Finland was one of the harshest critics of Greece for its lack of fiscal discipline which led to its current debt crisis. Paradoxically, Finland was the worst performing economy in the eurozone last year, left behind even by Greece: in the 3rd quarter, Finnish GDP contracted by 0.6%, 0.1% more than Greek GDP. How is it possible that a triple-A rated country has fallen down so much? In short, it is an outcome of 5 factors: (1) a decline of the forestry industry, (2) the end of the Nokia era, (3) cut trade ties with Russia, (4) a sharply ageing working-age population and – often emphasized by economists – (5) weak global competitiveness. As a result, Finland has fallen into a 4-year recession. This raises a natural question: “What to do next?”
Olli Rehn, Finland’s Minister of Economic Affairs, claims that, first of all, the Finnish government needs to eliminate the main cause of the economic decline in his opinion: weak global competitiveness. In the World Economic Forum’s (WEF) Global Competitiveness Index (GCI) 2015–2016, Finland ranks 8th out of 140 countries. For comparison: it ranked 4th out of 144 countries on the GCI 2014–2015. In the flexibility of wage determination category, now it ranks last, while between 2014 and 2015 it was second to last.
In Rehn’s opinion, in order to improve Finland’s global competitiveness, the government needs to undertake structural reforms, balance the public economy, examine ‘the employment and competitiveness regimes’ and attract more investment. He also mentions that it is important to create a more business-friendly environment. He proposes the following course of action: to introduce better legislation, diversify economic activities, support exports, strengthen ‘the financial position of growth-oriented enterprises’ as well as to increase funding for biotech and cleantech projects. He also points out that the effectiveness of innovation commercialization should be enhanced. “Part of the problem may be weaknesses in marketing and certain features in our leadership culture”, he points out some problematic areas.
Simon Nixon, Chief European Commentator of The Wall Street Journal, stresses that in addition to better global competitiveness, Finland’s economy needs more flexibility. This requires “deep structural reforms of its public sector, labor rules and welfare system”, he argues. At the moment, public spending equals 59% of Finnish GDP, while tax revenues account for 56% of GDP. In addition, Finland has one of the worst labour flexibility rates in the world: it was 103rd out of 144 countries ranked by the World Economic Forum (WEF) between 2015 and 2016. In Nixon’s opinion, this inflexibility has sharply increased unit labour costs. It is estimated that they are 20% higher than in Germany. Nixon also observes that Finland’s social welfare system discourages working-age residents from working. Its employment to population ratio is 5% lower than in Sweden, the World Bank’s (2011–2015) data show. All of these issues should be included in the government agenda.
Tim Worstall, Senior Fellow of the Adam Smith Institute (ASI), thinks that task No. 1 for the government is to cut labour costs.

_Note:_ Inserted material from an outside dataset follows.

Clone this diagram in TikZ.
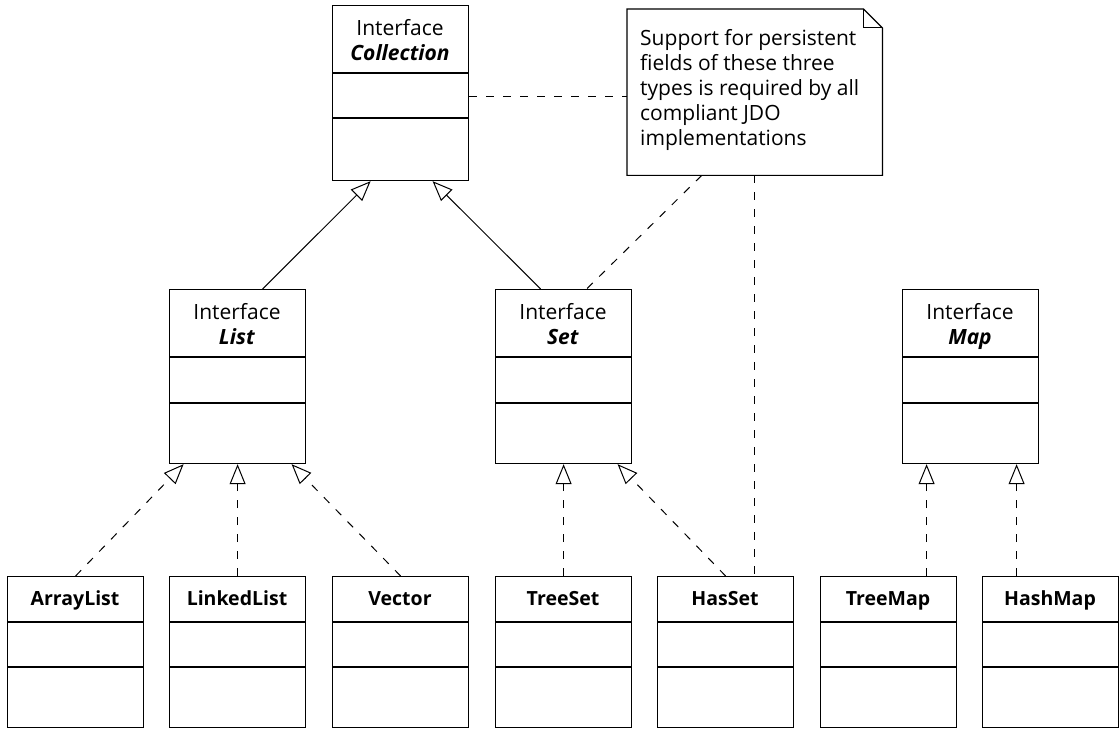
\documentclass[tikz,border=0pt]{standalone}
\usepackage{fontspec}
\setmainfont{Open Sans}
\usetikzlibrary{arrows.meta,calc}
\tikzset{
  cls/.style={draw, line width=1.2pt, fill=white, minimum width=136pt, inner sep=0pt, anchor=north west},
  lbl/.style={font=\fontsize{21}{24.5}\selectfont, align=center, inner sep=0pt, yshift=-4pt},
  clbl/.style={font=\fontsize{19.5}{24}\selectfont\bfseries, align=center, inner sep=0pt, yshift=-2pt},
  gen/.style={line width=1pt, -{Triangle[open, length=20pt, width=16pt, line width=1pt]}},
  real/.style={gen, dash pattern=on 8pt off 9pt},
  anch/.style={line width=1pt, dash pattern=on 8pt off 9pt},
  noteshape/.style={line width=1.2pt, fill=white},
}
\newcommand\umlclass[8]{%
  \node[cls, minimum height=#4+#5+#6] (#1) at (#2,#3) {};
  \node[#8] (#1-name) at (#2+68, #3+#4/2) {#7};
  \draw[line width=1.2pt] (#2, #3+#4) -- (#2+136, #3+#4);
  \draw[line width=1.2pt] (#2, #3+#4+#5) -- (#2+136, #3+#4+#5);
}
\begin{document}
\begin{tikzpicture}[x=1pt, y=-1pt]
\useasboundingbox (0,0) rectangle (1119,730);
% interfaces
\umlclass{coll}{332}{5}{68}{45}{62}{Interface\strut\\\textbf{\textit{Collection}}\strut}{lbl}
\umlclass{list}{169}{289}{68}{46}{60}{Interface\strut\\\textbf{\textit{List}}\strut}{lbl}
\umlclass{set}{495}{289}{68}{46}{60}{Interface\strut\\\textbf{\textit{Set}}\strut}{lbl}
\umlclass{map}{902}{289}{68}{46}{60}{Interface\strut\\\textbf{\textit{Map}}\strut}{lbl}
% classes
\umlclass{arraylist}{7}{576}{46}{45}{60}{ArrayList\strut}{clbl}
\umlclass{linkedlist}{169}{576}{46}{45}{60}{LinkedList\strut}{clbl}
\umlclass{vector}{332}{576}{46}{45}{60}{Vector\strut}{clbl}
\umlclass{treeset}{495}{576}{46}{45}{60}{TreeSet\strut}{clbl}
\umlclass{hasset}{657}{576}{46}{45}{60}{HasSet\strut}{clbl}
\umlclass{treemap}{820}{576}{46}{45}{60}{TreeMap\strut}{clbl}
\umlclass{hashmap}{982}{576}{46}{45}{60}{HashMap\strut}{clbl}
% note
\node[inner sep=0pt, minimum width=255pt, minimum height=166pt, anchor=north west] (note) at (627,9) {};
\draw[noteshape] (note.north west) -- ([xshift=-19pt]note.north east) -- ([yshift=-19pt]note.north east) -- (note.south east) -- (note.south west) -- cycle;
\draw[line width=1pt] ([xshift=-19pt]note.north east) -- ([xshift=-19pt, yshift=-19pt]note.north east) -- ([yshift=-19pt]note.north east);
\node[font=\fontsize{21}{25}\selectfont, align=left, inner sep=0pt, anchor=north west] (notetext) at (640,29)
  {Support for persistent\\fields of these three\\types is required by all\\compliant JDO\\implementations};
% generalizations
\draw[gen] ([xshift=25pt]list.north) -- ([xshift=-30pt]coll.south);
\draw[gen] ([xshift=-23pt]set.north) -- ([xshift=32pt]coll.south);
% realizations
\draw[real] (arraylist.north) -- ([xshift=-54pt]list.south);
\draw[real] (linkedlist.north -| list.south) -- (list.south);
\draw[real] (vector.north) -- ([xshift=54pt]list.south);
\draw[real] (treeset.north -| set.south) -- (set.south);
\draw[real] (hasset.north) -- ([xshift=54pt]set.south);
\draw[real] ([xshift=-44pt]map.south |- treemap.north) -- ([xshift=-44pt]map.south);
\draw[real] ([xshift=46pt]map.south |- hashmap.north) -- ([xshift=46pt]map.south);
% note anchors
\draw[anch] ([yshift=-3pt]coll.east) -- ([yshift=-3pt]coll.east -| note.west);
\draw[anch] ([xshift=-53pt]note.south) -- ([xshift=23pt]set.north);
\draw[anch] (note.south) -- (note.south |- hasset.north);
\end{tikzpicture}
\end{document}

Internal devaluation will help restore Finland’s competitiveness. He warns that it will be a painful process: in contrast to currency devaluation – an option taken away by the eurozone membership – it will last for years, and will increase unemployment in the country.
Erkki Liikanen, Governor of the Bank of Finland, gives a 4-point recommendation to the Finnish government. First, it should consolidate the public finances. He observes that the gap between Finnish GDP and welfare spending has widened: “Our GDP is smaller but our welfare state has not shrunk so much.” Second, the government should reform the labour market to increase its competitiveness. Third, it should implement a pension reform. Finally, it should work on policies boosting innovation. In his opinion, local tech-startups will flourish even more if their needs are better addressed.
Pasi Sorjonen, Chief Analyst at Nordea Markets, also argues that the Finnish government needs to reduce public spending. “If at the same time they cut taxes they [will] help healthy businesses. Whereas they now harm the healthy businesses just to protect jobs in the public sector,” he explains.